GIVEN PROBLEM: Give every line again exactly as it appears, please, but not the pictures.

== == ==

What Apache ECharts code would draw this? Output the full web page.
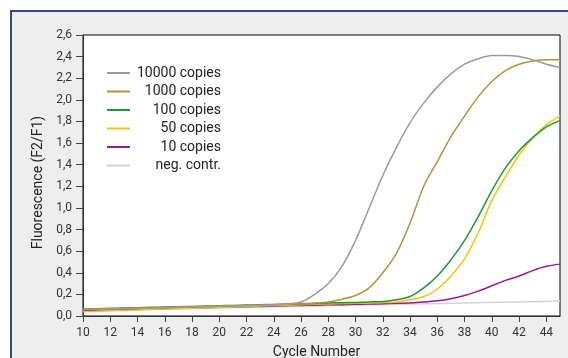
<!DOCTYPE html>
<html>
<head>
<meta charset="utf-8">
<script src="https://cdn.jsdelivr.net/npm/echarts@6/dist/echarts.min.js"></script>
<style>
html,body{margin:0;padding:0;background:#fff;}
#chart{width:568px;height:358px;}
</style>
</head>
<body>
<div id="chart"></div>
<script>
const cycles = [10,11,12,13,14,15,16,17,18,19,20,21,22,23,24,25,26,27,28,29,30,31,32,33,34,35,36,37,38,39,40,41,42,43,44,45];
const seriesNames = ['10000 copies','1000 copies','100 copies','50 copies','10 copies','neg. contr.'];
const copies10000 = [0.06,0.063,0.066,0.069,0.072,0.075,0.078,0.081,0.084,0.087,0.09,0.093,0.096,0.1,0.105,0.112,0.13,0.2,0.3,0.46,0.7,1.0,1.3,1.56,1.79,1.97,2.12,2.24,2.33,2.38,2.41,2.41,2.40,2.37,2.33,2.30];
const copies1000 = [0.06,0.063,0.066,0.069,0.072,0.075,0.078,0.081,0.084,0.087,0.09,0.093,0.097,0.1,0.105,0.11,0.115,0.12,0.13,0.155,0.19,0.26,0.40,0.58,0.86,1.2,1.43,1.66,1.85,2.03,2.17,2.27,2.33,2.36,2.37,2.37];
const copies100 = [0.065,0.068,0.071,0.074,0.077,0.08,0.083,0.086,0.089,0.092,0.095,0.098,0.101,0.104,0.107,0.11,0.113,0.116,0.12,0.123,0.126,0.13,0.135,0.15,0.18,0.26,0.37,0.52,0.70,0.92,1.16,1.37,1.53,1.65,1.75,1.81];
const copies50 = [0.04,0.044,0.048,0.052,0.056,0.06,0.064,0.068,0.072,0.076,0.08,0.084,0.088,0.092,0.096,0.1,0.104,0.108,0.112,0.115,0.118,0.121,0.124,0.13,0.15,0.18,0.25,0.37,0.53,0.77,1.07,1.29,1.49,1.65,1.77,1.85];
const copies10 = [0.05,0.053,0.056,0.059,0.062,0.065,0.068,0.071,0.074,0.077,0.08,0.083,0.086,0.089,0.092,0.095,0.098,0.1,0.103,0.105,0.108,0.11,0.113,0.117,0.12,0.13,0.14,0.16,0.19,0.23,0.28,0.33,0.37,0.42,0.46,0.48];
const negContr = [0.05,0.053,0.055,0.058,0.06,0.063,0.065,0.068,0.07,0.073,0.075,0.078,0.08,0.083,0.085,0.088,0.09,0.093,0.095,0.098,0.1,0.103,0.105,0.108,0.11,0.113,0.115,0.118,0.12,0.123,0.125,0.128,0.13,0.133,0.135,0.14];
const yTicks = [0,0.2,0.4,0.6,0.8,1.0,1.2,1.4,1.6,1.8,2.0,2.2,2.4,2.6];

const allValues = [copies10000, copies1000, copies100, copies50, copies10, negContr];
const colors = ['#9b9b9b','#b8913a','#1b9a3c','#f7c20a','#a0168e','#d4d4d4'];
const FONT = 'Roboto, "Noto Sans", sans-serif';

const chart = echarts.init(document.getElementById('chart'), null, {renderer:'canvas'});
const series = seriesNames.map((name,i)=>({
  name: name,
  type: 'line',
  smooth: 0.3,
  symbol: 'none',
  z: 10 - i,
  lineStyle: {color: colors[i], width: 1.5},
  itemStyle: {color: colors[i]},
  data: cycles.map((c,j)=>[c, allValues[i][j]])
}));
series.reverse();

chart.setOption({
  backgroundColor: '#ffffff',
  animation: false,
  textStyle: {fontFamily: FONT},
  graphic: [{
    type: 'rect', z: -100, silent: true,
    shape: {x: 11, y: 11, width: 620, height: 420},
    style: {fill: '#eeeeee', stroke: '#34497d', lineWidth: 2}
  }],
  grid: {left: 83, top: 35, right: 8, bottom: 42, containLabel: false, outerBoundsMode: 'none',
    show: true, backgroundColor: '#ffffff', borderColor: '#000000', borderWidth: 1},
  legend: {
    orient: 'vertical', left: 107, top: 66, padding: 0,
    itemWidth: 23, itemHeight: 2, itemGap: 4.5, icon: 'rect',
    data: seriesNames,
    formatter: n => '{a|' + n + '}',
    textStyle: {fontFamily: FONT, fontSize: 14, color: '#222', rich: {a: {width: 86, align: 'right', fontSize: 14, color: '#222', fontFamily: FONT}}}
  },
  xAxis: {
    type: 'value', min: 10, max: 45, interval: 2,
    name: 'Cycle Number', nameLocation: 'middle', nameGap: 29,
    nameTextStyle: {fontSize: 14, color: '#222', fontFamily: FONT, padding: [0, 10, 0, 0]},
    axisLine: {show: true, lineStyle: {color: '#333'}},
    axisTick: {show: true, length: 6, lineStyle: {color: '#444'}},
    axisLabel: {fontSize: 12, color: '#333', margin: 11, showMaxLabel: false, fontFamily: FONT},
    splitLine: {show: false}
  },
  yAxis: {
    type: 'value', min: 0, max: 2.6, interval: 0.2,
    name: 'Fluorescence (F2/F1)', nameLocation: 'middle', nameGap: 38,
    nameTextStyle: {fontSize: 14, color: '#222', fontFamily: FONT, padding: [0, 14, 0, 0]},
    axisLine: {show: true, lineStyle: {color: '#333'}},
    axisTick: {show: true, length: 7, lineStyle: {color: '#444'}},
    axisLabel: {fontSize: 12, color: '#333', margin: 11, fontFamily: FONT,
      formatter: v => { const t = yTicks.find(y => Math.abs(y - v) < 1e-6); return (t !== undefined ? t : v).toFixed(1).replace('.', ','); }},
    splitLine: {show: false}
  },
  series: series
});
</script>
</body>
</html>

== == ==

RESULT OF THE EXERCISE:
What Apache ECharts code would draw this? Output the full web page.
<!DOCTYPE html>
<html>
<head>
<meta charset="utf-8">
<script src="https://cdn.jsdelivr.net/npm/echarts@6/dist/echarts.min.js"></script>
<style>
html,body{margin:0;padding:0;background:#fff;}
#chart{width:568px;height:358px;}
</style>
</head>
<body>
<div id="chart"></div>
<script>
const cycles = [10,11,12,13,14,15,16,17,18,19,20,21,22,23,24,25,26,27,28,29,30,31,32,33,34,35,36,37,38,39,40,41,42,43,44,45];
const seriesNames = ['10000 copies','1000 copies','100 copies','50 copies','10 copies','neg. contr.'];
const copies10000 = [0.06,0.063,0.066,0.069,0.072,0.075,0.078,0.081,0.084,0.087,0.09,0.093,0.096,0.1,0.105,0.112,0.13,0.2,0.3,0.46,0.7,1.0,1.3,1.56,1.79,1.97,2.12,2.24,2.33,2.38,2.41,2.41,2.40,2.37,2.33,2.30];
const copies1000 = [0.06,0.063,0.066,0.069,0.072,0.075,0.078,0.081,0.084,0.087,0.09,0.093,0.097,0.1,0.105,0.11,0.115,0.12,0.13,0.155,0.19,0.26,0.40,0.58,0.86,1.2,1.43,1.66,1.85,2.03,2.17,2.27,2.33,2.36,2.37,2.37];
const copies100 = [0.065,0.068,0.071,0.074,0.077,0.08,0.083,0.086,0.089,0.092,0.095,0.098,0.101,0.104,0.107,0.11,0.113,0.116,0.12,0.123,0.126,0.13,0.135,0.15,0.18,0.26,0.37,0.52,0.70,0.92,1.16,1.37,1.53,1.65,1.75,1.81];
const copies50 = [0.04,0.044,0.048,0.052,0.056,0.06,0.064,0.068,0.072,0.076,0.08,0.084,0.088,0.092,0.096,0.1,0.104,0.108,0.112,0.115,0.118,0.121,0.124,0.13,0.15,0.18,0.25,0.37,0.53,0.77,1.07,1.29,1.49,1.65,1.77,1.85];
const copies10 = [0.05,0.053,0.056,0.059,0.062,0.065,0.068,0.071,0.074,0.077,0.08,0.083,0.086,0.089,0.092,0.095,0.098,0.1,0.103,0.105,0.108,0.11,0.113,0.117,0.12,0.13,0.14,0.16,0.19,0.23,0.28,0.33,0.37,0.42,0.46,0.48];
const negContr = [0.05,0.053,0.055,0.058,0.06,0.063,0.065,0.068,0.07,0.073,0.075,0.078,0.08,0.083,0.085,0.088,0.09,0.093,0.095,0.098,0.1,0.103,0.105,0.108,0.11,0.113,0.115,0.118,0.12,0.123,0.125,0.128,0.13,0.133,0.135,0.14];
const yTicks = [0,0.2,0.4,0.6,0.8,1.0,1.2,1.4,1.6,1.8,2.0,2.2,2.4,2.6];

const allValues = [copies10000, copies1000, copies100, copies50, copies10, negContr];
const colors = ['#9b9b9b','#b8913a','#1b9a3c','#f7c20a','#a0168e','#d4d4d4'];
const FONT = 'Roboto, "Noto Sans", sans-serif';

const chart = echarts.init(document.getElementById('chart'), null, {renderer:'canvas'});
const series = seriesNames.map((name,i)=>({
  name: name,
  type: 'line',
  smooth: 0.3,
  symbol: 'none',
  z: 10 - i,
  lineStyle: {color: colors[i], width: 1.5},
  itemStyle: {color: colors[i]},
  data: cycles.map((c,j)=>[c, allValues[i][j]])
}));
series.reverse();

chart.setOption({
  backgroundColor: '#ffffff',
  animation: false,
  textStyle: {fontFamily: FONT},
  graphic: [{
    type: 'rect', z: -100, silent: true,
    shape: {x: 11, y: 11, width: 620, height: 420},
    style: {fill: '#eeeeee', stroke: '#34497d', lineWidth: 2}
  }],
  grid: {left: 83, top: 35, right: 8, bottom: 42, containLabel: false, outerBoundsMode: 'none',
    show: true, backgroundColor: '#ffffff', borderColor: '#000000', borderWidth: 1},
  legend: {
    orient: 'vertical', left: 107, top: 66, padding: 0,
    itemWidth: 23, itemHeight: 2, itemGap: 4.5, icon: 'rect',
    data: seriesNames,
    formatter: n => '{a|' + n + '}',
    textStyle: {fontFamily: FONT, fontSize: 14, color: '#222', rich: {a: {width: 86, align: 'right', fontSize: 14, color: '#222', fontFamily: FONT}}}
  },
  xAxis: {
    type: 'value', min: 10, max: 45, interval: 2,
    name: 'Cycle Number', nameLocation: 'middle', nameGap: 29,
    nameTextStyle: {fontSize: 14, color: '#222', fontFamily: FONT, padding: [0, 10, 0, 0]},
    axisLine: {show: true, lineStyle: {color: '#333'}},
    axisTick: {show: true, length: 6, lineStyle: {color: '#444'}},
    axisLabel: {fontSize: 12, color: '#333', margin: 11, showMaxLabel: false, fontFamily: FONT},
    splitLine: {show: false}
  },
  yAxis: {
    type: 'value', min: 0, max: 2.6, interval: 0.2,
    name: 'Fluorescence (F2/F1)', nameLocation: 'middle', nameGap: 38,
    nameTextStyle: {fontSize: 14, color: '#222', fontFamily: FONT, padding: [0, 14, 0, 0]},
    axisLine: {show: true, lineStyle: {color: '#333'}},
    axisTick: {show: true, length: 7, lineStyle: {color: '#444'}},
    axisLabel: {fontSize: 12, color: '#333', margin: 11, fontFamily: FONT,
      formatter: v => { const t = yTicks.find(y => Math.abs(y - v) < 1e-6); return (t !== undefined ? t : v).toFixed(1).replace('.', ','); }},
    splitLine: {show: false}
  },
  series: series
});
</script>
</body>
</html>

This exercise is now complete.